The Roman Catholic Deanery of Dachau is a deanery of the Roman Catholic Church in the Archdiocese of Munich and Freising. The deanery encompasses an area approximately equal in size to the town of Dachau and the area of the municipalities Bergkirchen, Hebertshausen, Haimhausen, Fahrenzhausen, Röhrmoos and Schwabhausen. Currently, 18 parishes belong to the deanery, which is organized in five pastoral units. The dean of the deanery is Wolfgang Borm, a priest at St. Jakob.

== List of churches and parishes ==

| Picture | Church | Location | Filialkirche | Pastoral unit |
|---|---|---|---|---|
|  | Heilig Kreuz | Dachau-Ost |  | Pastoral unit Dachau-Hl. Kreuz - St. Peter |
|  | St. Peter | Dachau-Augustenfeld |  | Pastoral unit Dachau-Hl. Kreuz - St. Peter |
|  | St. Jakob | Dachau-Altstadt | St. Laurentius, Etzenhausen St. Stephan, Steinkirchen St. Leonhard, Webling St. Nikolaus, Goppertshofen St. Kastulus, Prittlbach | Pastoral unit Dachau-St. Jakob |
|  | Mariä Himmelfahrt | Dachau-Süd |  | Pastoral unit Dachau-St. Jakob |
|  | St. Nikolaus | Mitterndorf | St. Vitus, Günding Unsere Liebe Frau Im Moos, Eschenried | Pastoral unit Dachau-St. Jakob |
|  | St. Ursula | Pellheim | St. Johannes und Paulus, Arzbach St. Johannes, Oberweilbach St. Martin, Unterbachern | Pastoral unit Dachau-St. Jakob |
|  | St. Johann Baptist | Bergkirchen | St. Bartholomäus, Breitenau St. Nikolaus, Deutenhausen St. Augustinus, Feldgeding St. Jakob, Lauterbach St. Jakob, Oberbachern St. Urban, Palsweis | Pastoral unit Bergkirchen |
|  | Heilig Kreuz | Kreuzholzhausen | Unsere Liebe Frau, Machtenstein | Pastoral unit Bergkirchen |
|  | St. Peter und Paul | Oberroth |  | Pastoral unit Bergkirchen |
|  | St. Michael | Schwabhausen | St. Kastulus, Puchschlagen St. Laurentius, Rumeltshausen | Pastoral unit Bergkirchen |
|  | St. Peter | Ampermoching | Mariä Geburt, Unterweilbach St. Nikolaus, Sulzrain | Pastoral unit Röhrmoos-Hebertshausen |
|  | St. Georg | Großinzemoos | St. Magarete, Kleininzemoos St.
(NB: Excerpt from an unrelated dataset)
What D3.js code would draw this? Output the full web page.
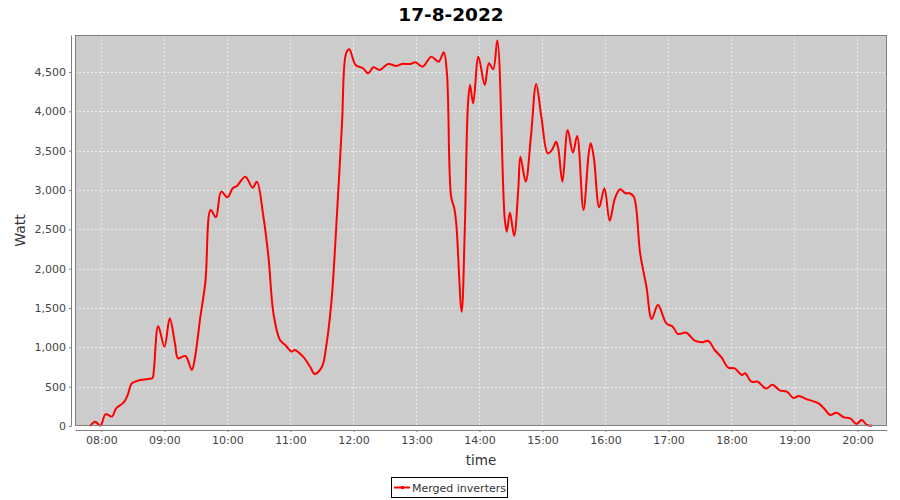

Vitalis, Sigmertshausen | Pastoral unit Röhrmoos-Hebertshausen |
|  | Zum Allerh. Welterlöser | Hebertshausen | St. Georg, Hebertshausen | Pastoral unit Röhrmoos-Hebertshausen |
|  | St. Johannes der Täufer | Röhrmoos | St. Lantpert, Riedenzhofen | Pastoral unit Röhrmoos-Hebertshausen |
|  | St. Nikolaus | Haimhausen | St. Martin, Amperpettenbach St. Margareta, Großnöbach Johannes Baptist, Hörenzhausen Maria Himmelfahrt, Inhausen St. Jakobus und St. Stephan, Ottershausen Bründlkapelle | Pastoral unit Fahrenzhausen-Haimhausen |
|  | Mariä Himmelfahrt | Jarzt-Fahrenzhausen | St. Vitus, Fahrenzhausen St. Silvester, Appercha St. Stephanus, Lauterbach St. Peter und Paul, Westerndorf St. Anna, Unterbruck | Pastoral unit Fahrenzhausen-Haimhausen |
|  | St. Georg | Weng | St. Leonhard, Großeisenbach | Pastoral unit Fahrenzhausen-Haimhausen |
|  | St. Michael | Giebing | St. Johannes der Täufer, Kammerberg St. Laurentius, Viehberg | Pastoral unit Fahrenzhausen-Haimhausen |

== Catholic organizations and groups in the deanery Perlach ==

=== Bund der Deutschen Katholischen Jugend ===
All Catholic youth organizations (KjG, KLJB and scouts) of the district Dachau form together the Bund der Deutschen Katholischen Jugend (BDKJ, English: "Association of the German Catholic Youth") of the district Dachau. The BDKJ Dachau represents the political, social and ecclesiastical interests of the Catholic youth in Dachau, which includes the church, society and the diocesan assembly of the BDKJ.

=== Deanery association ===
The katholische junge Gemeinde (kjg) Perlach is one of the major youth organizations that brings together the parish youths at deanery level. It organizes regular meetings and activities. It is part of the diocesan association of the Katholische Junge Gemeinde (KjG München und Freising).